Almost a week ago PPT posted on chatter about a backroom deal being done to end the current political crisis and move beyond the impasse. We have also posted on Abhisit Vejjajiva’s “plan” and the very similar “plan” proposed by another Democrat Party premiership hopeful, Surin Pitsuwan.

There’s a pattern in this: all “plans” and the chatter reflect the hopes, desires and fears of anti-democrats.

PPT almost never posts anything by the bright yellow conspiracy theorist Thanong Khanthong for fear that someone may think we are taking him seriously. However, his rant a few days ago, at The Nation, is interesting for making the chatter more obvious and detailing the sources for much of the chatter.

Thanong states:

An unelected government is now widely believed to be waiting in the wings to take the reigns of power. Yingluck Shinawatra is set to be removed from power either by the National Security Council transfer case or the rice pledging scandal…. Following her conviction, an unelected administration would be formed via special clauses in the Constitution. This mechanism is nothing if not controversial….

Why has it come to this? Thanong explains that it is because Suthep Thaugsuban’s street protests can’t bring down the Yingluck Shinawatra government and stall elections and because military boss General Prayuth Chan-ocha refuses to run a coup.

On Suthep, the ultra-yellows are bored with him:

In fact, there was a window of opportunity to remove Yingluck on March 27, one day before the Senate election. Suthep summoned a mass rally, marching at its head all the way … to Parliament, where hundreds of thousands of protesters roamed Government House and Parliament. On that day, he was supposed to stage a people’s revolution – without tearing up the Constitution. Expectations were that Suthep would resort to Article 3 of the Constitution, which states that sovereign power belongs to the people, and to Article 7, which allows the appointment of an interim prime minister under special circumstances…. In this scenario, the military would come out in support of the “people’s revolution”. But the political script fell apart. For some reason Suthep chose not to go through with it, and hence the crisis has continued.

In other words, Suthep has done his job.

On Prayuth and the anti-democrat calls for a coup, Thanong “explains”: “ASTV analysts suspect he has a strong and longstanding relationship with Yingluck and Thaksin. Or, in other words, that he belongs to the other side of the political divide.”

Quite apart from the fact that PPT hasn’t ever before seen the connection between ASTV and analysis previously, this speculation by a propaganda arm of the anti-democrats leads Thanong to conclude that: “The scenario is somewhat farcical, a political merry-go-round: Suthep would like to kick out Yingluck; Prayuth is friends with Yingluck and does not want to kick her out; Suthep is friends with Prayuth and supports his stance.” Hence, the political impasse.

Thanong says the final hope is that, with the red shirts “weakened dramatically and they now fail to muster broad public support,” it will be that “Yingluck will be ousted by the independent agencies – not by Suthep and all the efforts of his mass protests. This is so ironic.”

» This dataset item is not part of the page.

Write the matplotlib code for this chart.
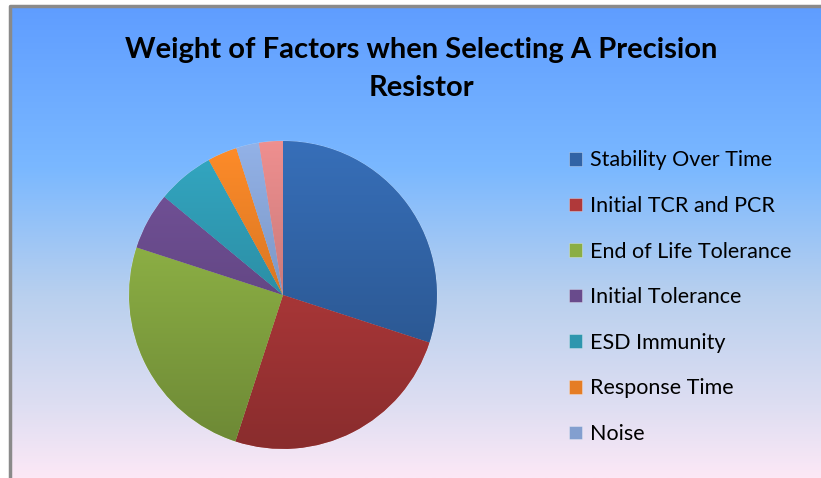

Note that many media outlets agree that Yingluck will be removed today, and that her cabinet may be turfed out as well. Bangkok Pundit has a post on these scenarios.

If this removal comes about today, Thanong and many others who glow yellow will cheer and again note the irony – although PPT and many others have described the creeping judicial coup for several months.

Yet there is still a role for Suthep, although Thanong doesn’t see it. If red shirts protest, Suthep and his anti-democrats will be required to “protect” the court’s and “independent” agencies. And, if the decision today only removes Yingluck, many anti-democrats will want a final street push to remove the elected government. That removal will follow the Thanong-Surin scenario of manipulating the constitutional clauses related to the monarchy.